Dataset excerpt

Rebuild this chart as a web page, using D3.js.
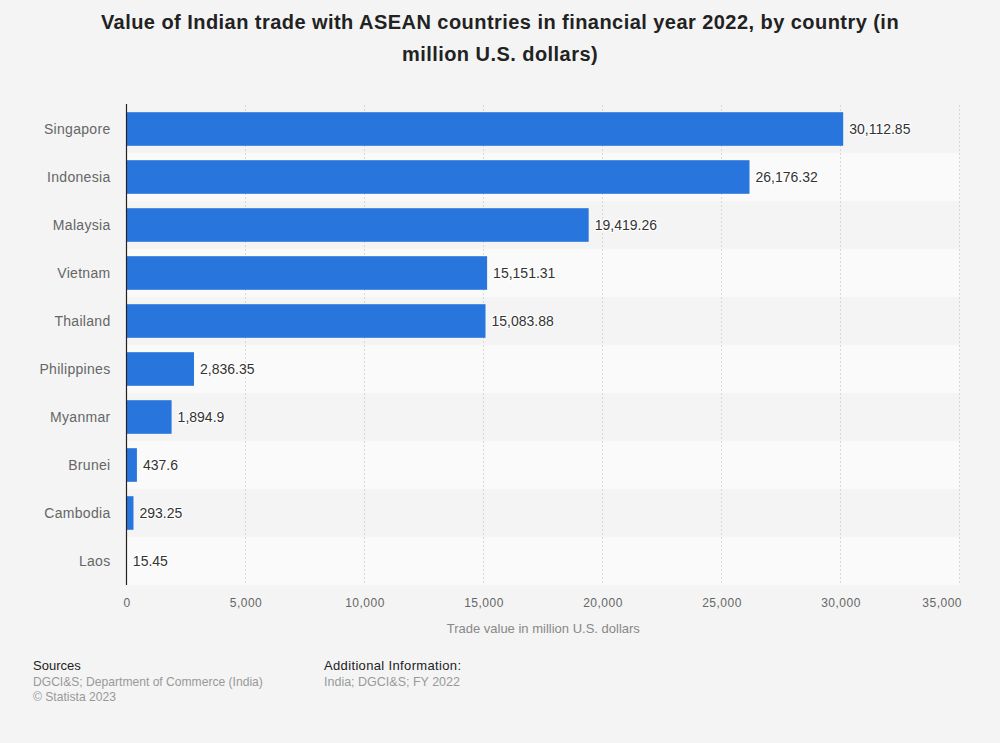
<!DOCTYPE html>
<html>
<head>
<meta charset="utf-8">
<script src="https://cdn.jsdelivr.net/npm/d3@7"></script>
<style>
  body { margin: 0; background: #f4f4f4; }
  svg { display: block; font-family: "Liberation Sans", Arial, sans-serif; }
</style>
</head>
<body>
<svg width="1000" height="743"></svg>
<script>
// Data
const countries = ['Singapore', 'Indonesia', 'Malaysia', 'Vietnam', 'Thailand',
  'Philippines', 'Myanmar', 'Brunei', 'Cambodia', 'Laos']
const tradeValues = [30112.85, 26176.32, 19419.26, 15151.31, 15083.88,
  2836.35, 1894.9, 437.6, 293.25, 15.45]
const valueLabels = ['30,112.85', '26,176.32', '19,419.26', '15,151.31', '15,083.88',
  '2,836.35', '1,894.9', '437.6', '293.25', '15.45']
const xTicks = [0, 5000, 10000, 15000, 20000, 25000, 30000, 35000]

const svg = d3.select('svg')
const width = +svg.attr('width')
const height = +svg.attr('height')

svg.append('rect')
    .attr('width', width)
    .attr('height', height)
    .attr('fill', '#f4f4f4')

const margin = { top: 105, right: 40, bottom: 158, left: 126.5 }
const innerW = width - margin.left - margin.right
const innerH = height - margin.top - margin.bottom

// Title
const title = svg.append('text')
    .attr('text-anchor', 'middle')
    .attr('font-size', 20)
    .attr('font-weight', 'bold')
    .attr('letter-spacing', '0.45px')
    .attr('fill', '#222')
title.append('tspan').attr('x', width / 2).attr('y', 29)
    .text('Value of Indian trade with ASEAN countries in financial year 2022, by country (in')
title.append('tspan').attr('x', width / 2).attr('y', 61)
    .text('million U.S. dollars)')

const x = d3.scaleLinear().domain([0, 35000]).range([0, innerW - 0.5])
const y = d3.scaleBand().domain(countries).range([0, innerH]).paddingInner(0.3).paddingOuter(0.15)
const rows = d3.scaleBand().domain(countries).range([0, innerH])

const g = svg.append('g')
    .attr('transform', `translate(${margin.left}, ${margin.top})`)

// alternating row bands
g.selectAll('.band')
  .data(countries)
  .enter().append('rect')
    .attr('x', 0)
    .attr('y', d => rows(d))
    .attr('width', innerW)
    .attr('height', rows.bandwidth())
    .attr('fill', (d, i) => i % 2 ? '#fafafa' : '#f4f4f4')

// dotted grid
g.selectAll('.grid')
  .data(xTicks.slice(1))
  .enter().append('line')
    .attr('x1', d => x(d)).attr('x2', d => x(d))
    .attr('y1', 0).attr('y2', innerH)
    .attr('stroke', '#d8d8d8')
    .attr('stroke-dasharray', '2,2')

// bars
g.selectAll('.bar')
  .data(tradeValues)
  .enter().append('rect')
    .attr('x', 0)
    .attr('y', (d, i) => y(countries[i]))
    .attr('width', d => x(d))
    .attr('height', y.bandwidth())
    .attr('fill', '#2876dd')

// value labels
g.selectAll('.val')
  .data(tradeValues)
  .enter().append('text')
    .attr('x', d => x(d) + 6)
    .attr('y', (d, i) => rows(countries[i]) + rows.bandwidth() / 2)
    .attr('dy', '0.35em')
    .attr('font-size', 14)
    .attr('fill', '#333')
    .attr('stroke', '#fff')
    .attr('stroke-width', 2)
    .attr('paint-order', 'stroke')
    .text((d, i) => valueLabels[i])

// y axis labels
g.selectAll('.cat')
  .data(countries)
  .enter().append('text')
    .attr('x', -16)
    .attr('y', d => rows(d) + rows.bandwidth() / 2)
    .attr('dy', '0.35em')
    .attr('text-anchor', 'end')
    .attr('font-size', 14)
    .attr('letter-spacing', '0.3px')
    .attr('fill', '#666')
    .text(d => d)

// x axis
const xAxis = g.append('g')
    .attr('transform', `translate(0, ${innerH})`)
    .call(d3.axisBottom(x).tickValues(xTicks).tickFormat(d3.format(',')).tickSize(0).tickPadding(13))
xAxis.select('.domain').remove()
xAxis.selectAll('text')
    .attr('font-size', 12)
    .attr('fill', '#666')
    .attr('letter-spacing', '0.5px')
    .attr('font-family', '"Liberation Sans", Arial, sans-serif')
// last label kept inside the plot, as in the original
xAxis.selectAll('text')
    .filter(d => d === xTicks[xTicks.length - 1])
    .attr('text-anchor', 'end')
    .attr('dx', 2)

// left axis line
g.append('line')
    .attr('x1', 0).attr('x2', 0)
    .attr('y1', -1).attr('y2', innerH)
    .attr('stroke', '#222')
    .attr('stroke-width', 1.2)

// axis title
svg.append('text')
    .attr('x', margin.left + innerW / 2)
    .attr('y', 633)
    .attr('text-anchor', 'middle')
    .attr('font-size', 13)
    .attr('fill', '#888')
    .text('Trade value in million U.S. dollars')

// footer
const footer = [
  { x: 33, y: 670, text: 'Sources', fill: '#222', size: 13, ls: 0 },
  { x: 33, y: 686, text: 'DGCI&S; Department of Commerce (India)', fill: '#999', size: 12.1, ls: 0 },
  { x: 33, y: 701, text: '© Statista 2023', fill: '#999', size: 12.1, ls: 0 },
  { x: 324, y: 670, text: 'Additional Information:', fill: '#222', size: 13, ls: 0.35 },
  { x: 324, y: 686, text: 'India; DGCI&S; FY 2022', fill: '#999', size: 12.5, ls: 0 }
]
svg.selectAll('.foot')
  .data(footer)
  .enter().append('text')
    .attr('x', d => d.x)
    .attr('y', d => d.y)
    .attr('font-size', d => d.size)
    .attr('letter-spacing', d => d.ls + 'px')
    .attr('fill', d => d.fill)
    .text(d => d.text)
</script>
</body>
</html>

Instructions for the task
Reproduce the data above word for word from its first line through the line that holds "25000, 30000, 35000]", both ends included; skip pictures.

The answer
Rebuild this chart as a web page, using D3.js.
<!DOCTYPE html>
<html>
<head>
<meta charset="utf-8">
<script src="https://cdn.jsdelivr.net/npm/d3@7"></script>
<style>
  body { margin: 0; background: #f4f4f4; }
  svg { display: block; font-family: "Liberation Sans", Arial, sans-serif; }
</style>
</head>
<body>
<svg width="1000" height="743"></svg>
<script>
// Data
const countries = ['Singapore', 'Indonesia', 'Malaysia', 'Vietnam', 'Thailand',
  'Philippines', 'Myanmar', 'Brunei', 'Cambodia', 'Laos']
const tradeValues = [30112.85, 26176.32, 19419.26, 15151.31, 15083.88,
  2836.35, 1894.9, 437.6, 293.25, 15.45]
const valueLabels = ['30,112.85', '26,176.32', '19,419.26', '15,151.31', '15,083.88',
  '2,836.35', '1,894.9', '437.6', '293.25', '15.45']
const xTicks = [0, 5000, 10000, 15000, 20000, 25000, 30000, 35000]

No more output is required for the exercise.